St Paul’s Cathedral, London, England

St Paul's Cathedral front, London, England

The west side front entrance of St Paul’s Cathedral.

St Paul’s Cathedral history

This is the fourth incarnation of St Paul’s Cathedral and fire is the burning issue.
The first St Paul’s was built by an East Saxon bishop in 604. It was burnt down and #2 rebuilt in 962. That was burnt down and #3 rebuilt in 1087 by the Normans. Another blaze took hold of the partly completed structure in 1136 but did not totally destroy it. #4 was completed but then burnt down during the Great Fire of London in 1666 and #5 was completed in 1710. The Luftwaffe tried to toast St Paul’s 1940-45 but failed.

The latest St Paul’s was designed by Sir Christopher Wren. It’s 365 ft high (alert mathematicians may see some significance there) and was the tallest building in London until 1962.

St Paul’s Cathedral Sights

St Paul's Cathedral nave ceiling, London, England

The cathedral is blessed with a dazzling ceiling mosaic of glass crystals showing land and animal scenes (left) and marine scenes including spouting whales (right).

Some of the major events in the cathedral over the years, apart from being burnt to a crisp, were: the funerals of Lord Nelson, the Duke of Wellington and Sir Winston Churchill; Jubilee celebrations for both Queen Victoria and Queen Elizabeth II; the marriage of Prince Charles and Lady Diana.

St Paul's Cathedral dome interior, London, England

The dome (actually there are three inside one another) is relatively restrained and decorated specifically to be different from Roman Catholic cathedrals.

Visiting St Paul’s

Monday to Saturday 8. 30am-4. 00pm.
People who wish to join a service would probably enjoy Choral Evensong Tuesday to Saturday at 5pm.
Sunday is for worship only, no tourism.

St Paul’s vs Westminster Abbey

Like Westminster Abbey St Paul’s offers colour, history and monuments, though not the same quantity or antiquity as St Paul’s last build was completed a mere 300 years ago compared to Westminster’s 1, 000 year history.
However St Paul’s is much less crowded, is crowned with exceptional ceilings and offers treats in high places such as the Whispering Gallery (indoors, 30m high) and the Golden Gallery (outside 85m high).

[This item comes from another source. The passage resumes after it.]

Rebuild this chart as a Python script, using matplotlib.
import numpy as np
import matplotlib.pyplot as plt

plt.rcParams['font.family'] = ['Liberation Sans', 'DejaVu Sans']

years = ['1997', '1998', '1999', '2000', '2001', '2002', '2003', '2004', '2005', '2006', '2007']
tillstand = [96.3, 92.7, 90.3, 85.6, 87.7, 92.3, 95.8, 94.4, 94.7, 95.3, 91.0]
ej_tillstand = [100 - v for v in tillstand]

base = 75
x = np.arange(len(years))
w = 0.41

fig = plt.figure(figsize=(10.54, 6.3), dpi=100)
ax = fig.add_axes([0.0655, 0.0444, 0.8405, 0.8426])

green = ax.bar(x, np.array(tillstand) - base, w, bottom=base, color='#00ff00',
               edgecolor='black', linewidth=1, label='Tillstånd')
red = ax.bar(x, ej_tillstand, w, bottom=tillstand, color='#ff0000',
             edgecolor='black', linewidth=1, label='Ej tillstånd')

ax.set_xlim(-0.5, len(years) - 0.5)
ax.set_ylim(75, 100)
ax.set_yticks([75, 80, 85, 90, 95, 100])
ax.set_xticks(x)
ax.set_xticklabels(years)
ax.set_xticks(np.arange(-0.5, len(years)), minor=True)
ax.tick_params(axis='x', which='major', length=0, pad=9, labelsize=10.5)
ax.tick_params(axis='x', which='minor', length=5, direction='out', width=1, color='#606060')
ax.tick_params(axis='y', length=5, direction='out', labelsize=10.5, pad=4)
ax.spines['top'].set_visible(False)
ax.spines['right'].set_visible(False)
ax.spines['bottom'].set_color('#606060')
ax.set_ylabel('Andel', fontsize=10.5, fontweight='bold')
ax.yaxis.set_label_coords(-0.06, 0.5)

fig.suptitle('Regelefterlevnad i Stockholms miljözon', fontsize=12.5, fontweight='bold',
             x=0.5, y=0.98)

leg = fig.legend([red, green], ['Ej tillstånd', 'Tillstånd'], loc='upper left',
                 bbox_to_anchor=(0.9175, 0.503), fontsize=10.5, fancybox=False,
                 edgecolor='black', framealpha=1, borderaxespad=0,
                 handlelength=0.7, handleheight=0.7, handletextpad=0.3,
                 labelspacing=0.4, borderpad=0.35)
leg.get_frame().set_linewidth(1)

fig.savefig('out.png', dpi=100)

St Paul's Cathedral Jesus Chapel, London, England

The Jesus Chapel, also known as the American Memorial Chapel, behind the High Altar. This chapel honours US servicemen who died in the European theatre of the Second World War.

The Whispering Gallery

Beyond and below the cross a circular balcony is visible in the distance. This is easy to access via a flight of spiral stairs and is known as the Whispering Gallery – word has it that if you whisper somewhere in the hemispherical roof chamber then another person some distance away (e. g. 25m/75ft) can hear you. True, but. . .

Whispering at a distance does work but only under under specific conditions:
a) put your head near the wall, facing the direction of the person you wish to communicate with.
b) Whisper, do not speak low, or high. Whisper! Sibilance rules, the frequency is vital.
c) it doesn’t work if there are people close to the wall between you and the recipient.
ps. the little holes in the walls every few metres have no connection to whispering. They are bases for annual checks on dome integrity by laser beam.

St Pauls upper gallery

The panoramic but less-than-awesome vista from the upper gallery of St Paul’s is 528 steps up, golden exercise that’s for sure. There’s a Stone Gallery at the 53m high point.

In the photo across the river on the South Bank is the popular, free Tate Modern art gallery, joined to the North Bank by the Millennium Bridge. To the left of the far side of the bridge is a partially concealed circular white building. That’s Shakespeare’s Globe Theatre.

The view west will take in the London Eye and Houses of Parliament.

St Paul's Cathedral Nelson's Tomb, London, England

Nelson’s tomb in the crypt. He made the long journey home pickled in brandy after winning the battle of Trafalgar but sadly dying in the process. No, he didn’t die of alcohol poisoning.

St Paul's Cathedral cafeteria, London, England

St Paul’s cafeteria, where some Oriental tourists are still getting to grips with innovative western eating tools.

Getting to St Pauls Cathedral

On Foot: It’s a pleasant walk of 10 minutes across the Thames on the Millennium Bridge from Tate Modern art gallery and 20 minutes east through the City from the Tower of London and Tower Bridge. 20 minutes west is London’s West End, starting with cute and lively Covent Garden shopping precinct.

By Bicycle: The only docking station currently nearby is in Newgate Street, west of the cathedral.

By Tube/Underground: The nearest station is St Paul’s. Failing that Mansion House and Cannon St. are not far.

By Bus: Take buses numbered 4, 11, 15, 23, 25, 26, 100, 242.

By Car: Don’t! No parking, no space, no tolerance. Taxis, no problem of course.